The IT Infrastructure is almost always the first place for blame (fair or unfair) when there are application performance and availability issues. This is why IT infrastructure monitoring is often a topic of conversation between C-Management and IT - regardless of whether the infrastructure is an on-premises, hybrid cloud, or even public cloud deployment.
What is the best way to mitigate IT infrastructure problems?
Ultimately you provide the most benefits to the organization by implementing a monitoring strategy that understands the IT infrastructure and knows what to do with critical information once a problem is identified (i.e. who to notify, how to escalate, and what steps to take to mitigate).
What to monitor?
Before delving into IT infrastructure monitoring it is important to define what comprises the IT infrastructure. The knee jerk reaction is to encompass only the physical elements of the datacenter, however it is important to realize there are quite a few other variables that enter into the equation.
How to Monitor
The whole idea behind effective IT infrastructure monitoring is to proactively detect problem symptoms before users (and by extension management) are affected. This is perhaps an overly simplistic description as there are quite a few moving pieces that have to operate in concert to pull this off. The devil really is in the details.
Collection and Evaluation
At its most basic level effective IT Infrastructure monitoring is about having a proper built-in knowledge base in place that understands what key performance indicators (KPIs) to collect, how often to collect them, and most importantly how to evaluate them. This means automating the consistent collection and analysis of metrics (again both hardware and software components) at a granularity that cannot be achieved manually.
IT infrastructures are inherently volatile, so it is important to eliminate the possibility of critical resources being overlooked in monitoring.
Automated discovery works best when implemented as an agentless architecture. Leveraging protocols like WMI, SSH, and SNMP allow for the almost instantaneous monitoring of newly discovered IT Infrastructure components. Operating agentlessly also minimize the monitoring technology’s footprint, which is very helpful when having to deal with change control during software updates.
A fundamental tenet of effective IT Infrastructure monitoring is communicating problem information to the right people and at the right time.
Keeping the problem information relevant and timely goes a long way towards an IT infrastructure monitoring strategy that saves time rather than takes time.
Proper alerting requires the ability to notify staff via a number of mechanisms such email, SMS, and webhooks. Initiating corrective actions is also part and parcel to alerting. For example, if a corrective action can mitigate or even fix a problem before users are affected, then the alerting can be limited to IT staff - and broadened only when a quick resolution isn’t in the cards.

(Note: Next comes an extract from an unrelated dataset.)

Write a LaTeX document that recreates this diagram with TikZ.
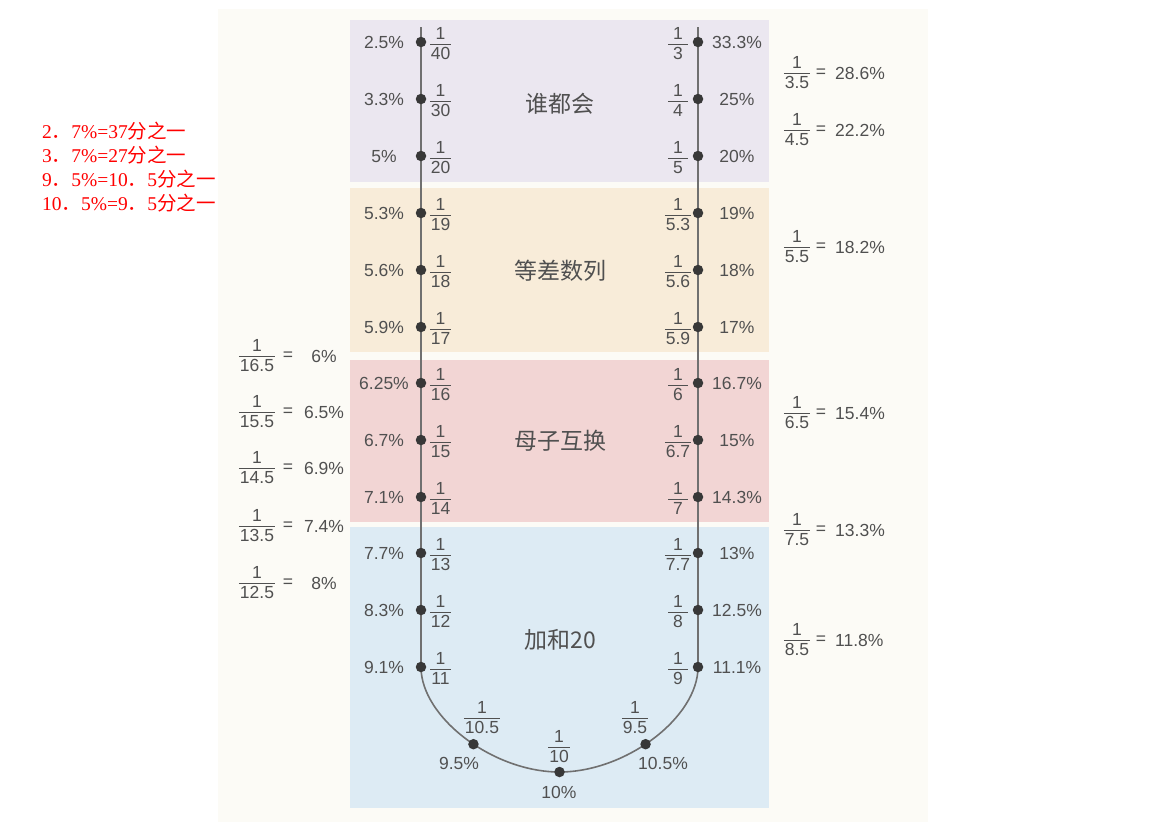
\documentclass[tikz,border=0pt]{standalone}
\usepackage{fontspec}
\setmainfont{Liberation Sans}
\newfontfamily\cjk{Noto Sans CJK SC}
\newfontfamily\rserif{Liberation Serif}
\definecolor{bgcream}{HTML}{FCFBF6}
\definecolor{bandpurple}{HTML}{EBE7F0}
\definecolor{bandorange}{HTML}{F8ECD9}
\definecolor{bandpink}{HTML}{F2D5D4}
\definecolor{bandblue}{HTML}{DDEBF4}
\definecolor{txtc}{HTML}{505050}
\definecolor{linec}{HTML}{707070}
\definecolor{dotc}{HTML}{383838}
\setlength{\arrayrulewidth}{0.8pt}
\newcommand\fr[2]{\sbox0{#2}\ifdim\wd0<18pt\sbox0{\makebox[18pt]{#2}}\fi\begin{tabular}{@{\hspace{1pt}}c@{\hspace{1pt}}}#1\\[-2pt]\hline\usebox0\end{tabular}}
\newcommand\rline[3]{{\rserif #1}{\cjk ．}{\rserif #2}{\cjk #3}}
\tikzset{
  pct/.style={text=txtc, font=\fontsize{17.5}{21}\selectfont, inner sep=0pt, text height=12.6pt, text depth=0pt},
  fracnode/.style={text=txtc, font=\fontsize{17.5}{21}\selectfont, inner sep=0pt},
  eqnode/.style={text=txtc, font=\fontsize{17.5}{21}\selectfont, inner sep=0pt},
  dotnode/.style={circle, fill=dotc, minimum size=10.5pt, inner sep=0pt},
  titlenode/.style={text=txtc, font=\cjk\fontsize{23}{28}\selectfont, inner sep=0pt},
  redtxt/.style={text=red, font=\fontsize{19.5}{23}\selectfont, inner sep=0pt, anchor=west},
  mainline/.style={draw=linec, line width=1.6pt}
}
\begin{document}
\begin{tikzpicture}[x=1pt,y=-1pt]
\useasboundingbox (0,0) rectangle (1151,822);
\fill[white] (0,0) rectangle (1151,822);
% cream panel
\fill[bgcream] (218,9) rectangle (928,822);
% bands
\fill[bandpurple] (350,20) rectangle (769,182);
\fill[bandorange] (350,188) rectangle (769,352);
\fill[bandpink] (350,360) rectangle (769,522);
\fill[bandblue] (350,527) rectangle (769,808);
% titles
\node[titlenode] (t1) at (560,104) {谁都会};
\node[titlenode] (t2) at (560,271) {等差数列};
\node[titlenode] (t3) at (560,441) {母子互换};
\node[titlenode] (t4) at (560,640) {加和20};
% main U line
\draw[mainline] (421,27) -- (421,667)
  .. controls (421,717.4) and (492.98,772) .. (559.5,772) coordinate[pos=0.55] (a1)
  coordinate (a2)
  .. controls (626.02,772) and (698,717.4) .. (698,667) coordinate[pos=0.45] (a3)
  -- (698,27);
% left dots and labels
\foreach \y/\p/\d [count=\i] in {42/2.5\%/40, 99/3.3\%/30, 156/5\%/20, 213/5.3\%/19, 270/5.6\%/18, 327/5.9\%/17, 383/6.25\%/16, 440/6.7\%/15, 497/7.1\%/14, 553/7.7\%/13, 610/8.3\%/12, 667/9.1\%/11}{
  \node[dotnode] (L\i) at (421,\y) {};
  \node[pct] (Lp\i) at (384,\y) {\p};
  \node[fracnode] (Lf\i) at (440.5,\y+3) {\fr{1}{\d}};
}
% right dots and labels
\foreach \y/\p/\d [count=\i] in {42/33.3\%/3, 99/25\%/4, 156/20\%/5, 213/19\%/5.3, 270/18\%/5.6, 327/17\%/5.9, 383/16.7\%/6, 440/15\%/6.7, 497/14.3\%/7, 553/13\%/7.7, 610/12.5\%/8, 667/11.1\%/9}{
  \node[dotnode] (R\i) at (698,\y) {};
  \node[pct] (Rp\i) at (737,\y) {\p};
  \node[fracnode] (Rf\i) at (678,\y+3) {\fr{1}{\d}};
}
% arc dots and labels
\node[dotnode] (A1) at (a1) {};
\node[dotnode] (A2) at (a2) {};
\node[dotnode] (A3) at (a3) {};
\node[fracnode] (Af1) at (482,719) {\fr{1}{10.5}};
\node[pct] (Ap1) at (459,763) {9.5\%};
\node[fracnode] (Af2) at (559,748) {\fr{1}{10}};
\node[pct] (Ap2) at (559,792) {10\%};
\node[fracnode] (Af3) at (635,719) {\fr{1}{9.5}};
\node[pct] (Ap3) at (663,763) {10.5\%};
% left side notes
\foreach \y/\d/\p [count=\i] in {356/16.5/6\%, 412/15.5/6.5\%, 468/14.5/6.9\%, 526/13.5/7.4\%, 583/12.5/8\%}{
  \node[fracnode] (SLf\i) at (257,\y+1) {\fr{1}{\d}};
  \node[eqnode] (SLe\i) at (288,\y) {=};
  \node[pct] (SLp\i) at (324,\y) {\p};
}
% right side notes
\foreach \y/\d/\p [count=\i] in {73/3.5/28.6\%, 130/4.5/22.2\%, 247/5.5/18.2\%, 413/6.5/15.4\%, 530/7.5/13.3\%, 640/8.5/11.8\%}{
  \node[fracnode] (SRf\i) at (797,\y+1) {\fr{1}{\d}};
  \node[eqnode] (SRe\i) at (821,\y) {=};
  \node[pct, anchor=west] (SRp\i) at (835,\y) {\p};
}
% red notes
\node[redtxt] (r1) at (42,131) {\rline{2}{7\%=37}{分之一}};
\node[redtxt] (r2) at (42,155) {\rline{3}{7\%=27}{分之一}};
\node[redtxt] (r3) at (42,179) {{\rserif 9}{\cjk ．}{\rserif 5\%=10}{\cjk ．}{\rserif 5}{\cjk 分之一}};
\node[redtxt] (r4) at (42,203) {{\rserif 10}{\cjk ．}{\rserif 5\%=9}{\cjk ．}{\rserif 5}{\cjk 分之一}};
\end{tikzpicture}
\end{document}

Dashboards are an invaluable tool that deliver critical IT Infrastructure health information quickly and concisely to management, IT organizations, and their customers. The type of dashboards used will vary depending on the mission.
Sample Longitude SLA Dashboard drill-down looking at EC2 Sprawl
Multiple dashboard configuration options gives each tier of user information specific to their needs. Real time dashboards and displays are yet another tool to ensure that the right information is disseminated to the right people and at the right time.
IT infrastructure reporting is about measuring and quantifying past health and, when possible, predicting future health. Ultimately it is about being able to provide an objective measurement of performance and availability. Proper IT infrastructure reporting comes in a number of forms.
Longitude Capacity Planner showing virtual machine memory useReports on performance, capacity, and alerts not only help keep the entire organization informed but also help amplify the effectiveness of IT. In addition, SLA reports show the entire technology stack and can help pinpoint specific component anomalies that degrade availability and response time.
IT infrastructure monitoring need not be complicated or burdensome. It should be simple to configure, alert proactively, deliver real-time dashboards, and provide clear reporting to IT and their constituents.
Properly implemented IT infrastructure monitoring not only allows IT organizations to head off problems earlier, but it also frees organizations to add value in other areas such as researching strategies and technologies that will allow them to increase their competitive advantage.